That is the question hanging over the company after its latest earnings report sent shares sharply lower, extending a decline that has wiped roughly 46% from its value over the past year.
With 325 million global subscribers at the end of last year, Netflix has likely already captured a significant portion of its addressable market.
Revenue growth has slowed to around 13.4%, down three to four percentage points over recent quarters, and projections suggest the deceleration will continue.
The company is not short of money.
It now generates more free cash flow than Disney, with $12.5 billion projected for the current year, and unlike traditional networks dependent on hit-driven advertising it sustains its base through sheer breadth of programming.
The problem is that operational strength and a growth story are different things, and investors are paying for the latter.
The candidate solutions
Advertising is the most obvious lever, though the ad business remains a small portion of total operations and will take years to move the needle.
Sports is the bolder bet, with Netflix planning to allocate 5% of its programming budget to live content that will account for only 1% of programming volume.
The lopsided ratio reveals the logic: live sport is a subscriber acquisition tool, not a volume play, but expensive rights threaten to dilute the margins underpinning the investment case.

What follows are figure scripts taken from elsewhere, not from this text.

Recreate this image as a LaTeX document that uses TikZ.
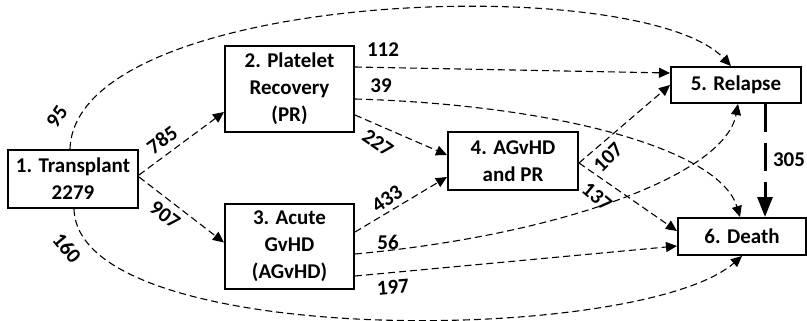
\documentclass[tikz,border=0pt]{standalone}
\usepackage{fontspec}
\setmainfont{Carlito}
\usetikzlibrary{arrows.meta,calc}
\begin{document}
\begin{tikzpicture}[x=1pt,y=-1pt,
  box/.style={draw, line width=2pt, inner sep=0pt, align=center,
    font=\fontsize{21}{27}\selectfont\bfseries},
  flow/.style={line width=1.1pt, dash pattern=on 7pt off 4pt,
    -{Triangle[width=10pt,length=11pt]}},
  major/.style={line width=3pt, dash pattern=on 28pt off 11pt,
    -{Triangle[width=15pt,length=20pt]}},
  num/.style={font=\fontsize{21}{25}\selectfont\bfseries, inner sep=0pt}]
\useasboundingbox (0,0) rectangle (807,321);

% states
\node[box, minimum width=130pt, minimum height=58pt] (n1) at (73,179) {1. Transplant\\2279};
\node[box, minimum width=129pt, minimum height=86pt] (n2) at (289.5,89) {2. Platelet\\Recovery\\(PR)};
\node[box, minimum width=129pt, minimum height=85pt] (n3) at (289.5,246.5) {3. Acute\\GvHD\\(AGvHD)};
\node[box, minimum width=130pt, minimum height=58pt] (n4) at (513,161) {4. AGvHD\\and PR};
\node[box, minimum width=130pt, minimum height=36pt] (n5) at (736,85) {5. Relapse};
\node[box, minimum width=128pt, minimum height=37pt] (n6) at (742,236.5) {6. Death};

% transitions
\draw[flow] ($(n1.east)+(0,-4)$) -- ($(n2.west)+(0,23)$);
\draw[flow] ($(n1.east)+(0,-2)$) -- ($(n3.west)+(0,-4)$);
\draw[flow] ($(n1.north)+(-3,0)$) .. controls (75,-10) and (640,-30) .. ($(n5.north)+(-5,0)$);
\draw[flow] ($(n1.south)+(1,0)$) .. controls (78,350) and (640,345) .. (n6.south);
\draw[flow] ($(n2.east)+(0,-22)$) -- ($(n5.west)+(0,-12)$);
\draw[flow] ($(n2.east)+(0,10)$) .. controls (560,105) and (720,150) .. ($(n6.north)+(-2,0)$);
\draw[flow] ($(n2.east)+(0,26)$) -- ($(n4.west)+(0,-6)$);
\draw[flow] ($(n3.east)+(0,-14.5)$) -- ($(n4.west)+(0,16)$);
\draw[flow] ($(n3.east)+(0,7.5)$) .. controls (560,235) and (725,175) .. ($(n5.south)+(2,0)$);
\draw[flow] ($(n3.east)+(0,29.5)$) -- ($(n6.west)+(0,9.5)$);
\draw[flow] ($(n4.east)+(0,2)$) -- (n5.west);
\draw[flow] ($(n4.east)+(0,2)$) -- ($(n6.west)+(0,-5.5)$);
\draw[major] ($(n5.south)+(29,0)$) -- ($(n6.north)+(23,0)$);

% counts
\node[num, rotate=55]  (c95)  at (57,117)  {95};
\node[num, rotate=-50] (c160) at (67,248)  {160};
\node[num, rotate=36]  (c785) at (162,140) {785};
\node[num, rotate=-37] (c907) at (165,215) {907};
\node[num]             (c112) at (383,50)  {112};
\node[num]             (c39)  at (381,86)  {39};
\node[num, rotate=-35] (c227) at (378,143) {227};
\node[num, rotate=35]  (c433) at (387,199) {433};
\node[num]             (c56)  at (388,242) {56};
\node[num, rotate=5]   (c197) at (393,287) {197};
\node[num, rotate=45]  (c107) at (608,157) {107};
\node[num, rotate=-40] (c137) at (597,197) {137};
\node[num]             (c305) at (789,160) {305};
\end{tikzpicture}
\end{document}
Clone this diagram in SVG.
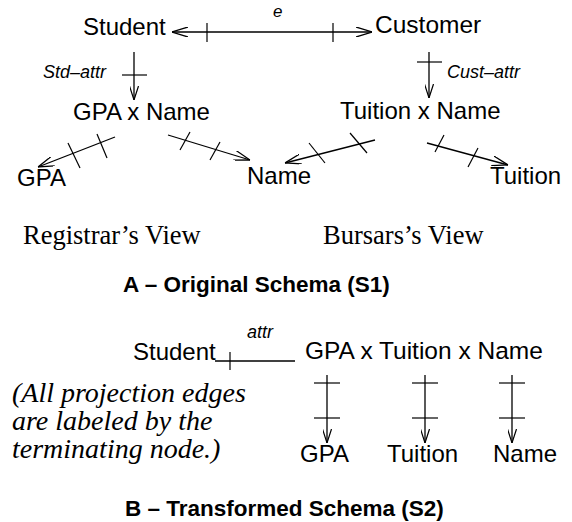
<svg xmlns="http://www.w3.org/2000/svg" width="572" height="522" viewBox="0 0 572 522">
  <style>
    .node { font-family: "Liberation Sans", Arial, sans-serif; font-size: 24px; fill: #000; }
    .lbl { font-family: "Liberation Sans", Arial, sans-serif; font-size: 18px; font-style: italic; fill: #000; }
    .view { font-family: "Liberation Serif", "Times New Roman", serif; font-size: 26.5px; fill: #000; }
    .note { font-family: "Liberation Serif", "Times New Roman", serif; font-size: 28px; font-style: italic; fill: #000; }
    .title { font-family: "Liberation Sans", Arial, sans-serif; font-size: 22.5px; font-weight: bold; fill: #000; }
    .edge { stroke: #000; stroke-width: 1.3; fill: none; }
    .tick { stroke: #000; stroke-width: 1.2; fill: none; }
  </style>
  <defs>
    <marker id="open" viewBox="0 0 16 10" refX="16" refY="5" markerWidth="16" markerHeight="10" markerUnits="userSpaceOnUse" orient="auto-start-reverse">
      <path d="M0,0 L16,5 L0,10" fill="none" stroke="#000" stroke-width="1.3"/>
    </marker>
    <marker id="openS" viewBox="0 0 14 9" refX="14" refY="4.5" markerWidth="14" markerHeight="9" markerUnits="userSpaceOnUse" orient="auto">
      <path d="M0,0 L14,4.5 L0,9" fill="none" stroke="#000" stroke-width="1.2"/>
    </marker>
  </defs>

  <!-- A: original schema -->
  <g id="a-student"><text class="node" x="83" y="35">Student</text></g>
  <g id="a-customer"><text class="node" x="375" y="33" style="font-size:24.5px">Customer</text></g>
  <g id="a-gpa-name"><text class="node" x="73" y="120">GPA x Name</text></g>
  <g id="a-tuition-name"><text class="node" x="340" y="119">Tuition x Name</text></g>
  <g id="a-gpa"><text class="node" x="17" y="186">GPA</text></g>
  <g id="a-name"><text class="node" x="247" y="184">Name</text></g>
  <g id="a-tuition"><text class="node" x="490" y="184">Tuition</text></g>

  <g id="a-connectors">
    <!-- e : Student <-> Customer -->
    <line class="edge" x1="172" y1="32" x2="372" y2="32" marker-start="url(#open)" marker-end="url(#open)"/>
    <line class="tick" x1="207" y1="23" x2="207" y2="42"/>
    <line class="tick" x1="333" y1="23" x2="333" y2="42"/>
    <text class="lbl" x="273" y="17" style="font-size:17px">e</text>

    <!-- Std-attr -->
    <line class="edge" x1="134" y1="52" x2="134" y2="100" marker-end="url(#openS)"/>
    <line class="tick" x1="122" y1="75" x2="147" y2="75"/>
    <text class="lbl" x="43" y="78">Std–attr</text>

    <!-- Cust-attr -->
    <line class="edge" x1="429" y1="52" x2="429" y2="98" marker-end="url(#openS)"/>
    <line class="tick" x1="417" y1="62" x2="442" y2="62"/>
    <text class="lbl" x="447" y="78">Cust–attr</text>

    <!-- GPA x Name projections -->
    <line class="edge" x1="115" y1="137" x2="38" y2="167" marker-end="url(#open)"/>
    <line class="tick" x1="68" y1="143" x2="80" y2="168"/>
    <line class="tick" x1="97" y1="134" x2="107" y2="158"/>
    <line class="edge" x1="168" y1="135" x2="250" y2="160" marker-end="url(#open)"/>
    <line class="tick" x1="190" y1="132" x2="180" y2="150"/>
    <line class="tick" x1="220" y1="142" x2="210" y2="160"/>

    <!-- Tuition x Name projections -->
    <line class="edge" x1="375" y1="140" x2="285" y2="163" marker-end="url(#open)"/>
    <line class="tick" x1="350" y1="133" x2="367" y2="153"/>
    <line class="tick" x1="309" y1="143" x2="325" y2="163"/>
    <line class="edge" x1="427" y1="143" x2="508" y2="165" marker-end="url(#open)"/>
    <line class="tick" x1="444" y1="135" x2="435" y2="152"/>
    <line class="tick" x1="478" y1="148" x2="468" y2="167"/>
  </g>

  <text class="view" x="23" y="244">Registrar’s View</text>
  <text class="view" x="323" y="244">Bursars’s View</text>
  <text class="title" x="123" y="292">A – Original Schema (S1)</text>

  <!-- B: transformed schema -->
  <g id="b-student"><text class="node" x="133" y="360">Student</text></g>
  <g id="b-product"><text class="node" x="305" y="359" style="font-size:24.5px">GPA x Tuition x Name</text></g>
  <g id="b-gpa"><text class="node" x="300" y="462">GPA</text></g>
  <g id="b-tuition"><text class="node" x="387" y="462">Tuition</text></g>
  <g id="b-name"><text class="node" x="493" y="462">Name</text></g>

  <g id="b-connectors">
    <line class="edge" x1="215" y1="361" x2="295" y2="361"/>
    <line class="tick" x1="230" y1="352" x2="230" y2="370"/>
    <text class="lbl" x="247" y="338">attr</text>

    <line class="edge" x1="327" y1="375" x2="327" y2="443" marker-end="url(#openS)"/>
    <line class="tick" x1="314" y1="383" x2="340" y2="383"/>
    <line class="tick" x1="314" y1="418" x2="340" y2="418"/>

    <line class="edge" x1="425" y1="375" x2="425" y2="443" marker-end="url(#openS)"/>
    <line class="tick" x1="412" y1="383" x2="438" y2="383"/>
    <line class="tick" x1="412" y1="418" x2="438" y2="418"/>

    <line class="edge" x1="512" y1="375" x2="512" y2="443" marker-end="url(#openS)"/>
    <line class="tick" x1="499" y1="383" x2="525" y2="383"/>
    <line class="tick" x1="499" y1="418" x2="525" y2="418"/>
  </g>

  <text class="note" x="12" y="402">(All projection edges</text>
  <text class="note" x="12" y="430">are labeled by the</text>
  <text class="note" x="12" y="458">terminating node.)</text>

  <text class="title" x="125" y="516">B – Transformed Schema (S2)</text>
</svg>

That is the saturation dilemma in miniature, since every credible growth lever trades away some of the profitability that makes the company attractive.
A free advertising-supported tier has been mooted externally, but scepticism is warranted, as free tiers typically surface lower-quality content that attracts audiences advertisers value less while risking cannibalisation of paid subscriptions.
Acquisitions offer another route, yet management is signalling a deliberately high bar for dealmaking, a pointed contrast with its previous interest in Warner Bros Discovery and an implicit admission that bought growth has burned media companies before.
Instead the company keeps widening the library, most recently adding podcasts, in pursuit of becoming a platform where every user finds something tailored to them.
Priced for an answer it doesn't have
The uncomfortable truth is that even after the fall, Netflix trades at a premium to historical industry multiples.
The market is still pricing in a solution to saturation that management has not yet demonstrated.
The honest answer may be that there is no single solution, only a slow blend of advertising, sport, price rises and library breadth that turns a growth stock into a mature cash machine.
The past year's derating suggests investors are beginning to price that reality, and the question is how much further the adjustment has to run.